L’existence de ce livre est entièrement redevable à Michel Marmin… J’aimerais pouvoir écrire un texte à son sujet aussi poétiquement exhaustif que ne l’est son portrait de Jean Parvulesco publié en 2008 dans les pages du Spectacle du Monde. Sa Cinéphilie vagabonde est le dernier moyen possible de vivre le cinéma aujourd’hui. Il m’a fait l’honneur de livrer une préface qui parvient, en trois pages, à évoquer à la fois son univers (Godard, Turpin, Bernard Cavanna), le mien, et la spécificité de la cosmogonie fernandélienne, avec ce ton érudit, léger et sans concession que j’affectionne depuis toujours. Nous partageons évidemment un amour ardent du Moyen Âge, et de ce « cher octosyllabe médiéval » qui structure une chanson de geste liturgique à laquelle je me prends à rêver dans le chapitre « Fernand le ré-enchanteur ».
R/Fernandel acteur français, provençal ou marseillais ?
Surtout pas français.
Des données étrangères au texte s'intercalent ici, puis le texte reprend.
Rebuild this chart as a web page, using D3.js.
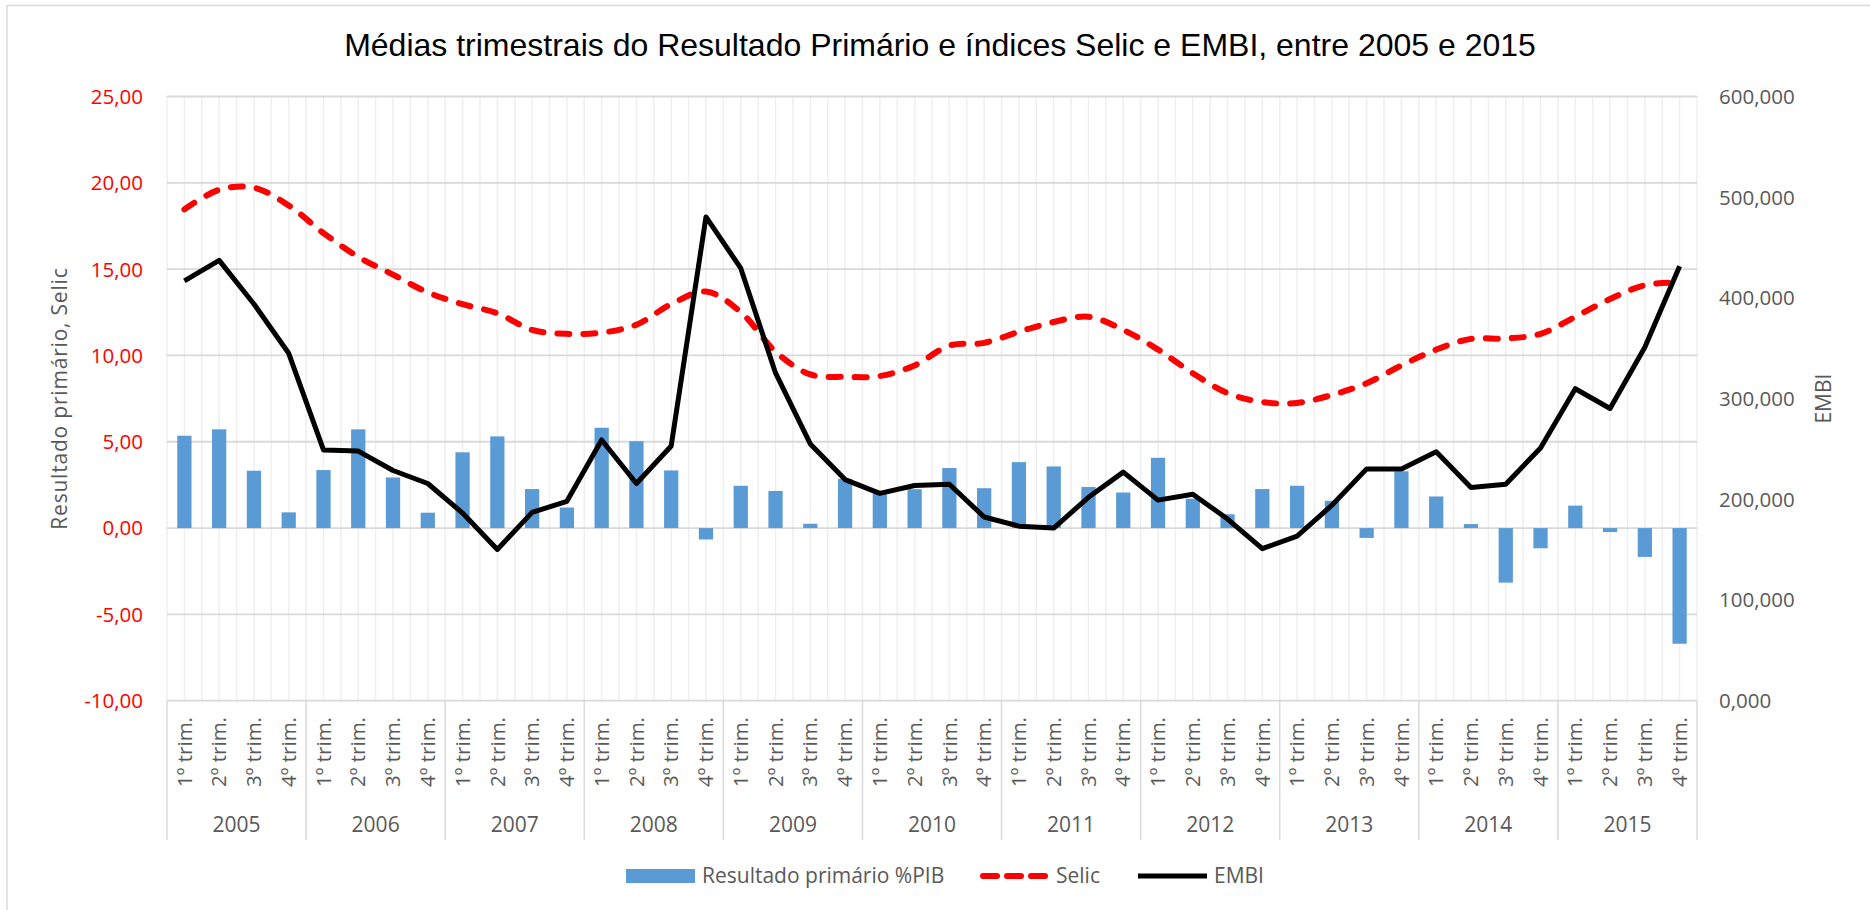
<!DOCTYPE html>
<html>
<head>
<meta charset="utf-8">
<script src="https://cdn.jsdelivr.net/npm/d3@7"></script>
<style>
  body { margin: 0; background: #ffffff; }
  svg { display: block; }
</style>
</head>
<body>
<div id="chart"></div>
<script>

// ---------- data ----------
var years = ["2005", "2006", "2007", "2008", "2009", "2010", "2011", "2012", "2013", "2014", "2015"];
var quarters = ["1º trim.", "2º trim.", "3º trim.", "4º trim."];

// Resultado primário %PIB (eixo esquerdo)
var primario = [5.35, 5.72, 3.32, 0.91, 3.36, 5.72, 2.93, 0.89, 4.39, 5.31, 2.26, 1.19,
    5.81, 5.03, 3.34, -0.66, 2.45, 2.15, 0.25, 2.85, 2.00, 2.25, 3.48, 2.31,
    3.82, 3.57, 2.38, 2.06, 4.07, 1.70, 0.80, 2.26, 2.45, 1.58, -0.57, 3.29,
    1.83, 0.23, -3.16, -1.17, 1.30, -0.23, -1.67, -6.70];

// Selic (eixo esquerdo)
var selic = [18.46, 19.60, 19.72, 18.69, 17.09, 15.71, 14.68, 13.65, 12.97, 12.44, 11.48, 11.25,
    11.32, 11.78, 12.97, 13.70, 12.51, 10.22, 8.90, 8.76, 8.81, 9.42, 10.57, 10.73,
    11.37, 11.94, 12.24, 11.48, 10.34, 8.97, 7.82, 7.30, 7.25, 7.71, 8.39, 9.42,
    10.34, 10.96, 10.98, 11.25, 12.24, 13.27, 14.07, 14.23];

// EMBI (eixo direito)
var embi = [416.9, 437.3, 394.0, 345.0, 249.0, 247.9, 228.6, 215.7, 186.3, 150.2, 187.0, 198.0,
    258.9, 215.7, 253.0, 480.4, 429.5, 325.5, 255.0, 219.6, 205.9, 213.7, 214.9, 182.4,
    173.3, 171.4, 202.0, 227.0, 199.2, 205.1, 180.4, 151.0, 163.5, 194.1, 230.2, 230.2,
    247.1, 211.8, 214.9, 251.0, 309.8, 290.2, 351.0, 431.4];

var leftTicks = [-10, -5, 0, 5, 10, 15, 20, 25];
var rightTicks = [0, 100, 200, 300, 400, 500, 600];

var title = "Médias trimestrais do Resultado Primário e índices Selic e EMBI, entre 2005 e 2015";

// ---------- layout ----------
var W = 1870, H = 910;
var plot = {left: 167, right: 1697, top: 96.5, bottom: 700.7};
var font = "'Open Sans', sans-serif";
var grey = "#595959";

var n = primario.length;
var idx = d3.range(n);

var svg = d3.select("#chart").append("svg")
    .attr("width", W)
    .attr("height", H)
    .style("font-family", font);

// chart border (only top and left visible in the original)
svg.append("rect")
    .attr("x", 7).attr("y", 5.5)
    .attr("width", W).attr("height", H)
    .attr("fill", "none")
    .attr("stroke", "#d9d9d9")
    .attr("stroke-width", 1.5);

var x = d3.scaleBand().domain(idx).range([plot.left, plot.right]).padding(0);
var yL = d3.scaleLinear().domain([-10, 25]).range([plot.bottom, plot.top]);
var yR = d3.scaleLinear().domain([0, 600]).range([plot.bottom, plot.top]);

// pt-BR style numbers: decimal comma, plain hyphen for negatives
var comma = function(f){
    return function(v){ return d3.format(f)(v).replace("\u2212", "-").replace(".", ","); };
};

// ---------- grid ----------
var half = d3.range(n * 2 + 1).map(function(k){ return plot.left + k * x.bandwidth() / 2; });

svg.append("g").selectAll("line")
    .data(half)
    .enter().append("line")
    .attr("x1", function(d){ return d; }).attr("x2", function(d){ return d; })
    .attr("y1", plot.top).attr("y2", plot.bottom)
    .attr("stroke", "#efefef")
    .attr("stroke-width", 1.5);

svg.append("g").selectAll("line")
    .data(leftTicks)
    .enter().append("line")
    .attr("x1", plot.left).attr("x2", plot.right)
    .attr("y1", function(d){ return yL(d); }).attr("y2", function(d){ return yL(d); })
    .attr("stroke", "#d9d9d9")
    .attr("stroke-width", 1.8);

// ---------- category axis ----------
var cat = svg.append("g");

cat.selectAll("line.year")
    .data(d3.range(years.length + 1))
    .enter().append("line")
    .attr("class", "year")
    .attr("x1", function(k){ return plot.left + k * 4 * x.bandwidth(); })
    .attr("x2", function(k){ return plot.left + k * 4 * x.bandwidth(); })
    .attr("y1", plot.bottom).attr("y2", 840)
    .attr("stroke", "#d9d9d9")
    .attr("stroke-width", 1.5);

cat.selectAll("text.q")
    .data(idx)
    .enter().append("text")
    .attr("class", "q")
    .attr("transform", function(i){ return "translate(" + (x(i) + x.bandwidth() / 2) + ",717) rotate(-90)"; })
    .attr("text-anchor", "end")
    .attr("dy", "0.35em")
    .style("font-size", "20.5px")
    .style("fill", grey)
    .text(function(i){ return quarters[i % 4]; });

cat.selectAll("text.y")
    .data(years)
    .enter().append("text")
    .attr("class", "y")
    .attr("x", function(d, k){ return plot.left + (k * 4 + 2) * x.bandwidth(); })
    .attr("y", 832)
    .attr("text-anchor", "middle")
    .style("font-size", "21px")
    .style("fill", grey)
    .text(function(d){ return d; });

// ---------- value axes ----------
svg.append("g").selectAll("text")
    .data(leftTicks)
    .enter().append("text")
    .attr("x", 143)
    .attr("y", function(d){ return yL(d); })
    .attr("dy", "0.36em")
    .attr("text-anchor", "end")
    .style("font-size", "20.5px")
    .style("fill", "#ff0000")
    .text(comma(".2f"));

svg.append("g").selectAll("text")
    .data(rightTicks)
    .enter().append("text")
    .attr("x", 1719)
    .attr("y", function(d){ return yR(d); })
    .attr("dy", "0.36em")
    .attr("text-anchor", "start")
    .style("font-size", "20.5px")
    .style("fill", grey)
    .text(comma(".3f"));

svg.append("text")
    .attr("transform", "translate(67," + (plot.top + plot.bottom) / 2 + ") rotate(-90)")
    .attr("text-anchor", "middle")
    .style("font-size", "21px")
    .style("letter-spacing", "0.8px")
    .style("fill", grey)
    .text("Resultado primário, Selic");

svg.append("text")
    .attr("transform", "translate(1831," + (plot.top + plot.bottom) / 2 + ") rotate(-90)")
    .attr("text-anchor", "middle")
    .style("font-size", "21px")
    .style("fill", grey)
    .text("EMBI");

// ---------- title ----------
svg.append("text")
    .attr("x", 940)
    .attr("y", 56)
    .attr("text-anchor", "middle")
    .style("font-family", "'Liberation Sans', Arial, sans-serif")
    .style("font-size", "32px")
    .style("fill", "#000000")
    .text(title);

// ---------- bars ----------
var barW = x.bandwidth() * 0.41;

svg.append("g").selectAll("rect")
    .data(primario)
    .enter().append("rect")
    .attr("x", function(d, i){ return x(i) + (x.bandwidth() - barW) / 2; })
    .attr("y", function(d){ return yL(Math.max(0, d)); })
    .attr("width", barW)
    .attr("height", function(d){ return Math.abs(yL(d) - yL(0)); })
    .attr("fill", "#5b9bd5");

// ---------- lines ----------
var cx = function(i){ return x(i) + x.bandwidth() / 2; };

var selicLine = d3.line()
    .x(function(d, i){ return cx(i); })
    .y(function(d){ return yL(d); })
    .curve(d3.curveCatmullRom.alpha(0.5));

var embiLine = d3.line()
    .x(function(d, i){ return cx(i); })
    .y(function(d){ return yR(d); });

svg.append("path")
    .datum(selic)
    .attr("d", selicLine)
    .attr("fill", "none")
    .attr("stroke", "#ff0000")
    .attr("stroke-width", 6)
    .attr("stroke-linecap", "round")
    .attr("stroke-dasharray", "12 14");

svg.append("path")
    .datum(embi)
    .attr("d", embiLine)
    .attr("fill", "none")
    .attr("stroke", "#000000")
    .attr("stroke-width", 5)
    .attr("stroke-linejoin", "round");

// ---------- legend ----------
var legend = svg.append("g").style("font-size", "21px").style("fill", grey);
var ly = 876;

legend.append("rect")
    .attr("x", 626).attr("y", ly - 7)
    .attr("width", 69).attr("height", 14)
    .attr("fill", "#5b9bd5");
legend.append("text").attr("x", 702).attr("y", ly).attr("dy", "0.35em").text("Resultado primário %PIB");

legend.append("line")
    .attr("x1", 983).attr("x2", 1050)
    .attr("y1", ly).attr("y2", ly)
    .attr("stroke", "#ff0000")
    .attr("stroke-width", 6)
    .attr("stroke-linecap", "round")
    .attr("stroke-dasharray", "14 10");
legend.append("text").attr("x", 1056).attr("y", ly).attr("dy", "0.35em").text("Selic");

legend.append("line")
    .attr("x1", 1138).attr("x2", 1207)
    .attr("y1", ly).attr("y2", ly)
    .attr("stroke", "#000000")
    .attr("stroke-width", 5);
legend.append("text").attr("x", 1214).attr("y", ly).attr("dy", "0.35em").text("EMBI");

</script>
</body>
</html>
Provençal, ça se discute… Fernandel est un acteur radicalement marseillais, bien sûr, celto-ligure à jamais ! c’est-à-dire à la jointure exacte entre la Méditerranée (voir sa proximité métaphysique avec le napolitain Totò) et la Gaule surnaturelle et enchantée, la Gaule de Pétrone, Honoré d’Urfé et Edmond Rostand (trois massaliotes !), et surtout celle de Sainte Marie-Madeleine, saint Lazare et Joseph d’Arimathie.
R/Merci pour cette interview, je vous laisse le dernier mot !
J’aimerais pour finir relever la présence lumineuse dans ce livre de deux portraits magnifiques de Fernandel dressés par l’enlumineur Pellecuer, l’un en couverture – énigmatique, chic et rêveur, et l’autre intercalé entre la fin du texte et la filmographie fernandélienne – un tourlourou angélique… Ce Paraclet fantassin est la transition idéale vers mon roman en cours de finalisation, qui sera placé sous l’égide de l’Idiotie chevaleresque.